As they moved northward though the difficult road through the long Galaxara Pass, five miles north of Izúcar de Matamoros the train became spread out along the road. General Lane fell back to get it moving and close up the column, shortly thereafter a report came that Mexican cavalry had appeared to their front.

General Lane ordered Colonel Hays to the head of the column to engage the enemy with the advance guard. When the Colonel arrived he found a small party of the advance guard being chased back to the American column by two hundred Mexican lancers. Hays promptly charged the advancing Mexicans with Captain Roberts' company, and Lieutenants Ridgely, Whipple, Waters, McDonald, Blake, and General Lane's private secretary, Mr. Phelps, 35 men in all. Their charge broke the lancers and Hays detachment then pursued the lancers back across the plain and up a steep slope toward the mountains, from which they had originally come. The Mexican Lancers attempted to rally but were broken buy the continuing charge by Hays and his men, and fell back over the summit of the mountain. Hays continued in close pursuit where they found the defeated lancers being reinforced by the main body of the Light Corps, 500 lancers under their commander General Joaquin Rea.

At this point in the contest, the revolvers and rifles of the mounted riflemen had all been discharged in the advance and none had sabres. In the face of the disadvantage of numbers and weaponry, Hays ordered his force to retire to their original position.

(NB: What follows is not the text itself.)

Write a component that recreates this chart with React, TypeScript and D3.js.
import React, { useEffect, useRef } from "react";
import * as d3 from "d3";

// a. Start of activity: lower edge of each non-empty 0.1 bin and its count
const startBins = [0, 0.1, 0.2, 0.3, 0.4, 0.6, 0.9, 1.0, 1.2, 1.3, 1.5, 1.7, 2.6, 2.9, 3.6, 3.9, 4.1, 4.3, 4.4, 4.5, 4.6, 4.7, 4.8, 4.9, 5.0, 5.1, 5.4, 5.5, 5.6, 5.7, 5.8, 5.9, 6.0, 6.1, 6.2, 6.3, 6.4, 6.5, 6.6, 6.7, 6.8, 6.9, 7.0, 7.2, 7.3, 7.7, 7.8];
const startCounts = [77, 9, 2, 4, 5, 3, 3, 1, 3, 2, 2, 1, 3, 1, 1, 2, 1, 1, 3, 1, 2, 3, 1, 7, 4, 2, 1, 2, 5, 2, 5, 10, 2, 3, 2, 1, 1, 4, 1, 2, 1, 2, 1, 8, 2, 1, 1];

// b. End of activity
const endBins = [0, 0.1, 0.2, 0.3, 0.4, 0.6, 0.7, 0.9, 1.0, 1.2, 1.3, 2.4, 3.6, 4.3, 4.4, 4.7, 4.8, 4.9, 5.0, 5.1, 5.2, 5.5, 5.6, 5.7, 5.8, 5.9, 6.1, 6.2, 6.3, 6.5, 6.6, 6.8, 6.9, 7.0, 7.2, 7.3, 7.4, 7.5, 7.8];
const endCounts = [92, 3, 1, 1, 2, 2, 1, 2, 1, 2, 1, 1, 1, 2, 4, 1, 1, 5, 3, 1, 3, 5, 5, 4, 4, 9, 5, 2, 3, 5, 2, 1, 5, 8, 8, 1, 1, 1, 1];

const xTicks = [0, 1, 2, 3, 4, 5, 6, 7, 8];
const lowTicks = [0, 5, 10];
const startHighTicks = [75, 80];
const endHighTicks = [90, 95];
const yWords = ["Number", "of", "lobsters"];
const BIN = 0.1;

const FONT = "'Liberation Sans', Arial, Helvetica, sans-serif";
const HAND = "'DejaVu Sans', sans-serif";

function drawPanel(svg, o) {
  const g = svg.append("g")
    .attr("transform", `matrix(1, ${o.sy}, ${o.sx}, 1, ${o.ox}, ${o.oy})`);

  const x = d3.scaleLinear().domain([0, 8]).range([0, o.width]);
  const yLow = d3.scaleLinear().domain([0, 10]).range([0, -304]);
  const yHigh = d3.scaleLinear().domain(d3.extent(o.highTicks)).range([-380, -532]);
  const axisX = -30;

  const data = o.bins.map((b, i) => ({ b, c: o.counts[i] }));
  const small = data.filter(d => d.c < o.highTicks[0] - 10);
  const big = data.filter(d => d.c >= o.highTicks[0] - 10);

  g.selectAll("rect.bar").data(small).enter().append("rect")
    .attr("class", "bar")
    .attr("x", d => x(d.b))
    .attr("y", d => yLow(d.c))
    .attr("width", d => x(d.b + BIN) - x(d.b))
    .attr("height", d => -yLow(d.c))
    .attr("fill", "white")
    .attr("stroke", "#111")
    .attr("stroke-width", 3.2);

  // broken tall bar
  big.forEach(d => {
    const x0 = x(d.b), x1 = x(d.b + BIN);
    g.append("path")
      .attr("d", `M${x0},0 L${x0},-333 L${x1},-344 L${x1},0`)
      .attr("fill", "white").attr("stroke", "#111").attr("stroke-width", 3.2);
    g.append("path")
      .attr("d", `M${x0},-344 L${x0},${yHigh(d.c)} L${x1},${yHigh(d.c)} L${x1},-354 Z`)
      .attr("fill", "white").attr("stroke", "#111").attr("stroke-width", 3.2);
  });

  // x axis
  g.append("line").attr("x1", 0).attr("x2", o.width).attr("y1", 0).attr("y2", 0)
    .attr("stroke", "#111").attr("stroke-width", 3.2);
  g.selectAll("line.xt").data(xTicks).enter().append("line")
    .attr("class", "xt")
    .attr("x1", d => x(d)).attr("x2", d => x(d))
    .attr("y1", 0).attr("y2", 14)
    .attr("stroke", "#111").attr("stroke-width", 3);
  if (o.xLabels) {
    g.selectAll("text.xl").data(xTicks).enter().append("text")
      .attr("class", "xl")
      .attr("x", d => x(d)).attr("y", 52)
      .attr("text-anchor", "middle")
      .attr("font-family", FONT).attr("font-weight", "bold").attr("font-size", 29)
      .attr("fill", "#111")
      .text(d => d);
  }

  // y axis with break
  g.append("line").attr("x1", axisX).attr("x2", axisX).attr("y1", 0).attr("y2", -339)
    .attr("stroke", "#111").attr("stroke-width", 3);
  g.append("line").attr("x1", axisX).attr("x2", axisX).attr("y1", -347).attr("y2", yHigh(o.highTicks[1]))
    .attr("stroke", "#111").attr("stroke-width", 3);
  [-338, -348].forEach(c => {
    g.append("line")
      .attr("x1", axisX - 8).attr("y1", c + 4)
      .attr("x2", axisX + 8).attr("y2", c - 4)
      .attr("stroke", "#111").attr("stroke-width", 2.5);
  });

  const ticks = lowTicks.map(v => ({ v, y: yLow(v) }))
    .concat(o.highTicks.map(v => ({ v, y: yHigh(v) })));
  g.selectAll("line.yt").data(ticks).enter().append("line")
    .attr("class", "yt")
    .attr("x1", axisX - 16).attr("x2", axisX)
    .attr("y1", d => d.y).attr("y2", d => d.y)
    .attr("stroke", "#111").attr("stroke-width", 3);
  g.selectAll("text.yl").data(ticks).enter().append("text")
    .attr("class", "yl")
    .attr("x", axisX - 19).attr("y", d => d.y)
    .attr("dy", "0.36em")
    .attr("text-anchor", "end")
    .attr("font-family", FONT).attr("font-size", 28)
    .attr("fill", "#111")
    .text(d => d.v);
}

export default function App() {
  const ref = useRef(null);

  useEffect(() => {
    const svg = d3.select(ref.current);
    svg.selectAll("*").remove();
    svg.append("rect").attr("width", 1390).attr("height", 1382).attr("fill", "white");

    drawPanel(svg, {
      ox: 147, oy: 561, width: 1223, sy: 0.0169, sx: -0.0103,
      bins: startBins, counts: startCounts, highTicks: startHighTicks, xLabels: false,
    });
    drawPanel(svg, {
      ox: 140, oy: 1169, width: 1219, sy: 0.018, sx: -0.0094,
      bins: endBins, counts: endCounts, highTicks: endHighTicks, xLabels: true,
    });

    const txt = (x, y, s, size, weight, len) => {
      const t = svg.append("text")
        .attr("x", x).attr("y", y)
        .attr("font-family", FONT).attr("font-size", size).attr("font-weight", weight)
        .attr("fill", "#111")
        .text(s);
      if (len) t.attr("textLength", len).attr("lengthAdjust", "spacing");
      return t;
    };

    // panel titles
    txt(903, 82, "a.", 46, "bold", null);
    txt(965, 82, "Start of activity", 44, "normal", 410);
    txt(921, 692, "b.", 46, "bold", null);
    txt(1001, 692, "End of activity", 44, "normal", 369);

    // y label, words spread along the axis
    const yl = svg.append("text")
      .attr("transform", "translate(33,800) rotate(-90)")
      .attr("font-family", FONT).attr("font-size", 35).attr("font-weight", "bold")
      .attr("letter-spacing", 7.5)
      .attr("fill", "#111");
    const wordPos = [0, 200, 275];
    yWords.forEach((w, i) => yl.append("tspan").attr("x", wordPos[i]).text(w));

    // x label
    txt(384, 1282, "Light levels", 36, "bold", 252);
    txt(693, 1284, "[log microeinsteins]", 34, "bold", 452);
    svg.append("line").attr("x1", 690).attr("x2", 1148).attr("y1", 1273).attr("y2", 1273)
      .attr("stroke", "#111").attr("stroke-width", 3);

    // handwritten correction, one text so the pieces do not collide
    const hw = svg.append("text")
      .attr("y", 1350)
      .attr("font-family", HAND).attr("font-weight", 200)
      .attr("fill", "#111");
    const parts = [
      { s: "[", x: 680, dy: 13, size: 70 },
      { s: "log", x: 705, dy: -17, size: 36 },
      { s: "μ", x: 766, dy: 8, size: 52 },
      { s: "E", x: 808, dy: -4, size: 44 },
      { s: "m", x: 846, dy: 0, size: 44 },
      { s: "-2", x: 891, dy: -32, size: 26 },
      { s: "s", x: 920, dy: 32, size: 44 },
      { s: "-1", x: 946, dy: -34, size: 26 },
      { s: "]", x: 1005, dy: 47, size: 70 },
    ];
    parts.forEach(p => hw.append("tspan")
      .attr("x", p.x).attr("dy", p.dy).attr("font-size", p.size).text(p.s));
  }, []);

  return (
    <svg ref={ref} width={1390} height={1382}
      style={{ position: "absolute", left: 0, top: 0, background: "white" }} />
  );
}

Despite being charged by four or five hundred lancers, Hays men retired in good order to their original position, recharged their weapons and repulsed the charge. They held their position until the artillery and the Dragoons came up under Captain Lewis. The artillery was unlimbered. When the lancers then retired to the mountains several rounds of grape shot and canister persuaded them to disappear from sight.

During the engagement, no longer guarded by American soldiers, the Mexican drivers cut the mules from the wagons and escaped with them. The captured property with no means of transport was destroyed with the exception of the sabres, which were distributed to the mounted men, the remainder destroyed.

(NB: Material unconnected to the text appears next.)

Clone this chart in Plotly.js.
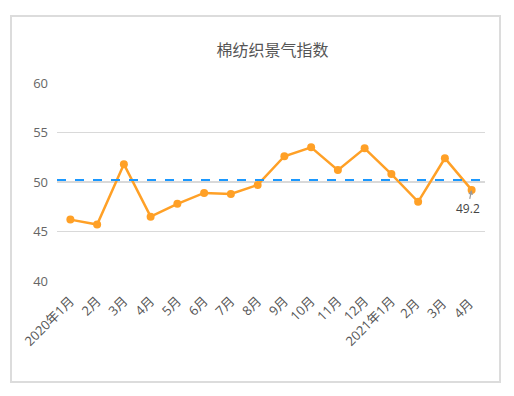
<!DOCTYPE html>
<html>
<head>
<meta charset="utf-8">
<script src="https://cdn.plot.ly/plotly-3.0.1.min.js"></script>
<style>
html,body{margin:0;padding:0;background:#fff;}
#wrap{position:relative;width:514px;height:396px;}
#chart{position:absolute;left:0;top:0;width:514px;height:396px;}
#frame{position:absolute;left:10px;top:15px;width:487px;height:364px;border:2px solid #dcdcdc;pointer-events:none;}
</style>
</head>
<body>
<div id="wrap">
<div id="chart"></div>
<div id="frame"></div>
</div>
<script>
const categories = ["2020年1月","2月","3月","4月","5月","6月","7月","8月","9月","10月","11月","12月","2021年1月","2月 ","3月 ","4月 "];
const values = [46.2,45.7,51.8,46.5,47.8,48.9,48.8,49.7,52.6,53.5,51.2,53.4,50.8,48.0,52.4,49.2];
const refLevel = 50.2;
const yTicks = [40,45,50,55,60];
const titleText = "棉纺织景气指数";
const lastLabel = "49.2";

const font = "'Open Sans', 'Noto Sans CJK SC', sans-serif";

const traces = [
  {
    x: categories,
    y: values,
    type: "scatter",
    mode: "lines+markers",
    line: {color: "#FFA026", width: 2.5},
    marker: {color: "#FFA026", size: 8},
    hoverinfo: "skip"
  }
];

const layout = {
  width: 514,
  height: 396,
  paper_bgcolor: "#fff",
  plot_bgcolor: "#fff",
  showlegend: false,
  margin: {l: 57, r: 29, t: 83, b: 115},
  title: {text: titleText, x: 0.53, xanchor: "center", y: 0.872, yanchor: "middle",
          font: {family: "'Noto Sans CJK SC', sans-serif", size: 16, color: "#555"}},
  xaxis: {
    type: "category",
    range: [-0.5, categories.length - 0.5],
    showgrid: false, zeroline: false, showline: false,
    tickangle: -45,
    ticks: "",
    ticklabelstandoff: 9,
    tickfont: {family: font, size: 13, color: "#555"}
  },
  yaxis: {
    range: [40, 60],
    tickvals: yTicks,
    showgrid: true, gridcolor: "#d9d9d9", gridwidth: 1.5,
    zeroline: false, showline: false,
    ticks: "", ticklen: 0,
    ticklabelstandoff: 8,
    tickfont: {family: font, size: 13, color: "#666"}
  },
  shapes: [
    {type: "line", xref: "paper", x0: 0, x1: 1, yref: "y", y0: refLevel, y1: refLevel,
     line: {color: "#1A98FF", width: 2, dash: "dash"}}
  ],
  annotations: [
    {x: categories[categories.length - 1], y: values[values.length - 1], xref: "x", yref: "y",
     text: lastLabel, showarrow: true, arrowhead: 2, arrowsize: 0.8, arrowwidth: 1.2, arrowcolor: "#999",
     ax: -4, ay: 19, font: {family: font, size: 12, color: "#444"}}
  ]
};

Plotly.newPlot("chart", traces, layout, {displayModeBar: false, staticPlot: true});
</script>
</body>
</html>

For several hours after the engagement the Mexican lancers shadowed the march of Lane's command. They kept their distance, too far from the Americans to charge or shoot at, despite some attempts to do so by the riflemen and artillery.

The Americans lost 2 men killed and 2 slightly wounded all in Hays charge. One of the killed was Lieutenant Ridgely, Lane's acting assistant adjutant general, who was mortally wounded while charging with his comrades by the side of Colonel Hays. The other killed was a Texas Ranger, William Malpass, who also fell in the charge. Several men were mentioned in the report for distinction in the action, among them Private Glanton, of the Texan rangers, who "attracted general notice for his extraordinary activity and daring throughout the actions both of the 23d and 24th." The Mexicans loss was not accurately known by the Americans, but Lane wrote in his report that it:

could not have been less than fifty killed and wounded. Of the killed, were two captains, one lieutenant, and also three noncommissioned officers of artillery.

This engagement was a clear illustration of the advantage repeating firearms gave mounted troops over those with single shot firearms and hand held weapons.

==Aftermath==
Lane's column marched on through the night arriving at Atlixco, about ten o'clock of the morning of the 25th. After four hours of sleep the column moved off to Puebla, where they arrived at two o'clock in the afternoon with no further incidents. Their raid on Matamoros, the subsequent battle in the pass and their return were accomplished within sixty hours. Lane's raid had effectively negated the danger of the Light Corps to the American line of communications for the rest of the war.

==Battle site today==
The site of the Galaxara Pass battlefield is now partly occupied by the town called La Galarza, in the Municipality of Izúcar de Matamoros, in the State of Puebla.